In October 1998, President Bill Clinton signed into law legislation requiring public housing tenants to spend eight hours per month on "community service" activities or participate in "self-sufficiency programs" such as job training.
But 17 years later, according to an audit released Wednesday, the Department of Housing and Urban Development (HUD) is doing a poor job at monitoring compliance with program rules, approved in negotiations between the Democratic White House and congressional Republicans in the 1990s.
According to the audit, conducted by HUD's Office of Inspector General, HUD subsidized housing for 106,000 units occupied by tenants who were not in compliance with agency regulations for the "community services and self-sufficiency program," or CSSR.
Of the nearly 740,000 adult tenants living in those units, "HUD's system contained incorrect CSSR status codes for 201,000 tenants," according to the inspector general.
The deficiency occurred because HUD lacked "adequate controls to monitor compliance with CSSR," the inspector general reported. "As a result, HUD paid more than $37 million in monthly subsidies for public housing units occupied by noncompliant tenants that otherwise could have housed compliant households."

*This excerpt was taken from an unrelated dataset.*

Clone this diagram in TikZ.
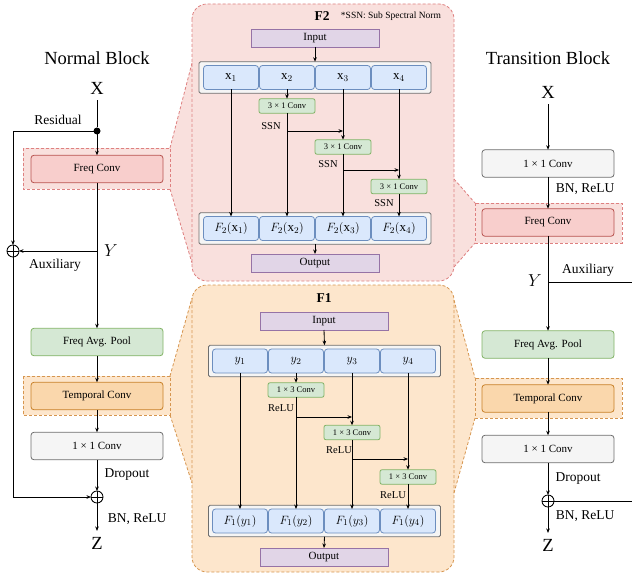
\documentclass[tikz,border=0pt]{standalone}
\usepackage{fontspec}
\setmainfont{Liberation Serif}
\usetikzlibrary{arrows.meta}
\definecolor{pinkfill}{RGB}{249,224,221}
\definecolor{pinkdash}{RGB}{222,128,128}
\definecolor{orfill}{RGB}{253,230,204}
\definecolor{ordash}{RGB}{214,150,80}
\definecolor{redfill}{RGB}{248,206,204}
\definecolor{reddraw}{RGB}{184,84,80}
\definecolor{orboxfill}{RGB}{250,215,172}
\definecolor{orboxdraw}{RGB}{200,128,40}
\definecolor{greenfill}{RGB}{213,232,212}
\definecolor{greendraw}{RGB}{130,179,102}
\definecolor{grayfill}{RGB}{245,245,245}
\definecolor{graydraw}{RGB}{110,110,110}
\definecolor{purpfill}{RGB}{225,213,231}
\definecolor{purpdraw}{RGB}{150,115,166}
\definecolor{bluefill}{RGB}{218,232,252}
\definecolor{bluedraw}{RGB}{108,142,191}
\begin{document}
\begin{tikzpicture}[x=1pt,y=-1pt,
  every node/.style={inner sep=0pt, outer sep=0pt},
  ln/.style={line width=0.85pt, black},
  arr/.style={ln, -{Stealth[length=4.5pt,width=3.6pt]}},
  blk/.style={rounded corners=3pt, line width=0.8pt, minimum width=132pt, minimum height=27.5pt, font=\fontsize{11}{13}\selectfont},
  redblk/.style={blk, fill=redfill, draw=reddraw},
  orblk/.style={blk, fill=orboxfill, draw=orboxdraw},
  greenblk/.style={blk, fill=greenfill, draw=greendraw},
  grayblk/.style={blk, fill=grayfill, draw=graydraw},
  title/.style={font=\fontsize{18.5}{22}\selectfont},
  bigletter/.style={font=\fontsize{18.5}{22}\selectfont, inner sep=6pt},
  lbl/.style={font=\fontsize{13.5}{16}\selectfont},
  smlbl/.style={font=\fontsize{10.5}{12}\selectfont},
  plus/.style={circle, draw, line width=0.85pt, minimum size=12pt, fill=white},
  pinkdashed/.style={draw=pinkdash, line width=0.8pt, dash pattern=on 3pt off 2pt},
  ordashed/.style={draw=ordash, line width=0.8pt, dash pattern=on 3pt off 2pt},
  cont/.style={rounded corners=1.5pt, fill=grayfill, draw=graydraw, line width=0.8pt, minimum width=232pt, minimum height=31.5pt},
  cell/.style={rounded corners=3pt, fill=bluefill, draw=bluedraw, line width=0.8pt, minimum width=55pt, minimum height=24pt, font=\fontsize{13}{15}\selectfont},
  sconv/.style={rounded corners=2pt, fill=greenfill, draw=greendraw, line width=0.8pt, minimum width=56pt, minimum height=14.5pt, font=\fontsize{8.5}{10}\selectfont},
  io/.style={fill=purpfill, draw=purpdraw, line width=0.8pt, minimum width=128pt, minimum height=18pt, font=\fontsize{11}{13}\selectfont}
]
\useasboundingbox (0,0) rectangle (632,575);

% ---------- background panels and funnels ----------
\fill[pinkfill] (170,148) -- (192,63) -- (192,263) -- (170,189) -- cycle;
\fill[pinkfill] (454,179) -- (475,203) -- (475,243) -- (454,267) -- cycle;
\fill[orfill] (170,376) -- (192,298) -- (192,483) -- (170,415) -- cycle;
\fill[orfill] (454,300) -- (475,378) -- (475,418) -- (454,493) -- cycle;
\draw[pinkdashed, fill=pinkfill, rounded corners=15pt] (192,4) rectangle (454,281);
\draw[ordashed, fill=orfill, rounded corners=15pt] (192,285) rectangle (454,572);
\draw[pinkdashed, fill=pinkfill] (23,148) rectangle (170,189);
\draw[pinkdashed, fill=pinkfill] (475,203) rectangle (622,243);
\draw[ordashed, fill=orfill] (23,376) rectangle (170,415);
\draw[ordashed, fill=orfill] (475,378) rectangle (622,418);
\draw[pinkdashed] (170,148) -- (192,63) (170,189) -- (192,263);
\draw[pinkdashed] (454,179) -- (475,203) (454,267) -- (475,243);
\draw[ordashed] (170,376) -- (192,298) (170,415) -- (192,483);
\draw[ordashed] (454,300) -- (475,378) (454,493) -- (475,418);

% ---------- Normal Block ----------
\node[title] (ntitle) at (97,58) {Normal Block};
\node[bigletter] (nX) at (97,88) {X};
\node[circle, fill=black, minimum size=7pt] (ndot) at (97,131) {};
\node[lbl] (nres) at (58,120) {Residual};
\node[redblk] (nfc) at (97,169) {Freq Conv};
\node[plus] (np1) at (13,251) {};
\draw[ln] (np1.north) -- (np1.south) (np1.west) -- (np1.east);
\coordinate (nyj) at (97,251);
\node[font=\fontsize{18}{20}\selectfont] (nY) at (111,251) {$Y$};
\node[lbl] (naux) at (55,265) {Auxiliary};
\node[greenblk] (npool) at (97,342) {Freq Avg. Pool};
\node[orblk] (ntc) at (97,396) {Temporal Conv};
\node[grayblk] (n11) at (97,446) {1 × 1 Conv};
\node[lbl] (ndrop) at (127,475) {Dropout};
\node[plus] (np2) at (97,497) {};
\draw[ln] (np2.north) -- (np2.south) (np2.west) -- (np2.east);
\node[lbl] (nbn) at (137,519) {BN, ReLU};
\node[bigletter] (nZ) at (97,543) {Z};

\draw[ln] (nX.south) -- (ndot);
\draw[arr] (ndot) -- (nfc.north);
\draw[arr] (ndot) -| (np1.north);
\draw[arr] (nfc.south) -- (npool.north);
\draw[arr] (nyj) -- (np1.east);
\draw[arr] (npool.south) -- (ntc.north);
\draw[arr] (ntc.south) -- (n11.north);
\draw[arr] (n11.south) -- (np2.north);
\draw[arr] (np1.south) |- (np2.west);
\draw[arr] (np2.south) -- (nZ.north);

% ---------- Transition Block ----------
\node[title] (ttitle) at (548,58) {Transition Block};
\node[bigletter] (tX) at (548,92) {X};
\node[grayblk] (t1) at (548,163.5) {1 × 1 Conv};
\node[lbl] (tbn1) at (585,189) {BN, ReLU};
\node[redblk] (tfc) at (548,222.5) {Freq Conv};
\coordinate (tyj) at (548,282);
\coordinate (tauxend) at (632,282);
\node[font=\fontsize{18}{20}\selectfont] (tY) at (535,281) {$Y$};
\node[lbl] (taux) at (588,270) {Auxiliary};
\node[greenblk] (tpool) at (548,344.5) {Freq Avg. Pool};
\node[orblk] (ttc) at (548,398.5) {Temporal Conv};
\node[grayblk] (t11) at (548,449) {1 × 1 Conv};
\node[lbl] (tdrop) at (578,479) {Dropout};
\node[plus] (tp) at (548,501) {};
\draw[ln] (tp.north) -- (tp.south) (tp.west) -- (tp.east);
\coordinate (tresend) at (632,501);
\node[lbl] (tbn2) at (585,516) {BN, ReLU};
\node[bigletter] (tZ) at (548,545) {Z};

\draw[arr] (tX.south) -- (t1.north);
\draw[arr] (t1.south) -- (tfc.north);
\draw[arr] (tfc.south) -- (tpool.north);
\draw[ln] (tyj) -- (tauxend);
\draw[arr] (tpool.south) -- (ttc.north);
\draw[arr] (ttc.south) -- (t11.north);
\draw[arr] (t11.south) -- (tp.north);
\draw[ln] (tp.east) -- (tresend);
\draw[arr] (tp.south) -- (tZ.north);

% ---------- F2 panel ----------
\node[font=\bfseries\fontsize{13.5}{15}\selectfont] (f2t) at (322,16) {F2};
\node[font=\fontsize{9.5}{11}\selectfont] (f2note) at (391,16) {*SSN: Sub Spectral Norm};
\node[io] (f2in) at (315,38) {Input};
\node[cont] (f2a) at (315,77.5) {};
\node[cell] (x1) at (231,77.5) {$\mathrm{x}_1$};
\node[cell] (x2) at (287,77.5) {$\mathrm{x}_2$};
\node[cell] (x3) at (343,77.5) {$\mathrm{x}_3$};
\node[cell] (x4) at (399,77.5) {$\mathrm{x}_4$};
\node[sconv] (c21) at (287,106) {3 × 1 Conv};
\node[sconv] (c22) at (343,147) {3 × 1 Conv};
\node[sconv] (c23) at (399,186.5) {3 × 1 Conv};
\node[smlbl] (ssn1) at (271,126) {SSN};
\node[smlbl] (ssn2) at (328,164) {SSN};
\node[smlbl] (ssn3) at (384,203) {SSN};
\coordinate (b21) at (287,131);
\coordinate (b22) at (343,170);
\node[cont] (f2b) at (315,228.5) {};
\node[cell] (fx1) at (231,228.5) {$F_2(\mathrm{x}_1)$};
\node[cell] (fx2) at (287,228.5) {$F_2(\mathrm{x}_2)$};
\node[cell] (fx3) at (343,228.5) {$F_2(\mathrm{x}_3)$};
\node[cell] (fx4) at (399,228.5) {$F_2(\mathrm{x}_4)$};
\node[io] (f2out) at (315,263) {Output};

\draw[arr] (f2in.south) -- (f2a.north);
\draw[arr] (x1.south) -- (fx1.north);
\draw[arr] (x2.south) -- (c21.north);
\draw[arr] (c21.south) -- (fx2.north);
\draw[arr] (b21) -- (x3.south |- b21);
\draw[arr] (x3.south) -- (c22.north);
\draw[arr] (c22.south) -- (fx3.north);
\draw[arr] (b22) -- (x4.south |- b22);
\draw[arr] (x4.south) -- (c23.north);
\draw[arr] (c23.south) -- (fx4.north);
\draw[arr] (f2b.south) -- (f2out.north);

% ---------- F1 panel ----------
\node[font=\bfseries\fontsize{13.5}{15}\selectfont] (f1t) at (324,298) {F1};
\node[io] (f1in) at (324,321) {Input};
\node[cont] (f1a) at (324.5,361) {};
\node[cell] (y1) at (240,361) {$y_1$};
\node[cell] (y2) at (296,361) {$y_2$};
\node[cell] (y3) at (352,361) {$y_3$};
\node[cell] (y4) at (408,361) {$y_4$};
\node[sconv] (c11) at (296,390) {1 × 3 Conv};
\node[sconv] (c12) at (352,432.5) {1 × 3 Conv};
\node[sconv] (c13) at (408,477) {1 × 3 Conv};
\node[smlbl] (relu1) at (281,408) {ReLU};
\node[smlbl] (relu2) at (339,450) {ReLU};
\node[smlbl] (relu3) at (393,495) {ReLU};
\coordinate (b11) at (296,417);
\coordinate (b12) at (352,459);
\node[cont] (f1b) at (324.5,521) {};
\node[cell] (fy1) at (240,521) {$F_1(y_1)$};
\node[cell] (fy2) at (296,521) {$F_1(y_2)$};
\node[cell] (fy3) at (352,521) {$F_1(y_3)$};
\node[cell] (fy4) at (408,521) {$F_1(y_4)$};
\node[io] (f1out) at (324,557) {Output};

\draw[arr] (f1in.south) -- (f1a.north);
\draw[arr] (y1.south) -- (fy1.north);
\draw[arr] (y2.south) -- (c11.north);
\draw[arr] (c11.south) -- (fy2.north);
\draw[arr] (b11) -- (y3.south |- b11);
\draw[arr] (y3.south) -- (c12.north);
\draw[arr] (c12.south) -- (fy3.north);
\draw[arr] (b12) -- (y4.south |- b12);
\draw[arr] (y4.south) -- (c13.north);
\draw[arr] (c13.south) -- (fy4.north);
\draw[arr] (f1b.south) -- (f1out.north);
\end{tikzpicture}
\end{document}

In other words, HUD's failure to ensure compliance resulted in a situation in which subsidies were improperly provided to rule-breaking tenants at the expense of those who were complying with the rules.
While ineligible tenants received subsidies, "potential tenants were kept on waiting lists" according to the inspector general.
As the Washington Free Beacon noted, the report also emphasized that the federal government is in danger of misspending $448 million this year on additional subsidies to "noncompliant tenants."
The Inspector General found that out of 56 housing authorities it examined, HUD failed to monitor the CSSR program.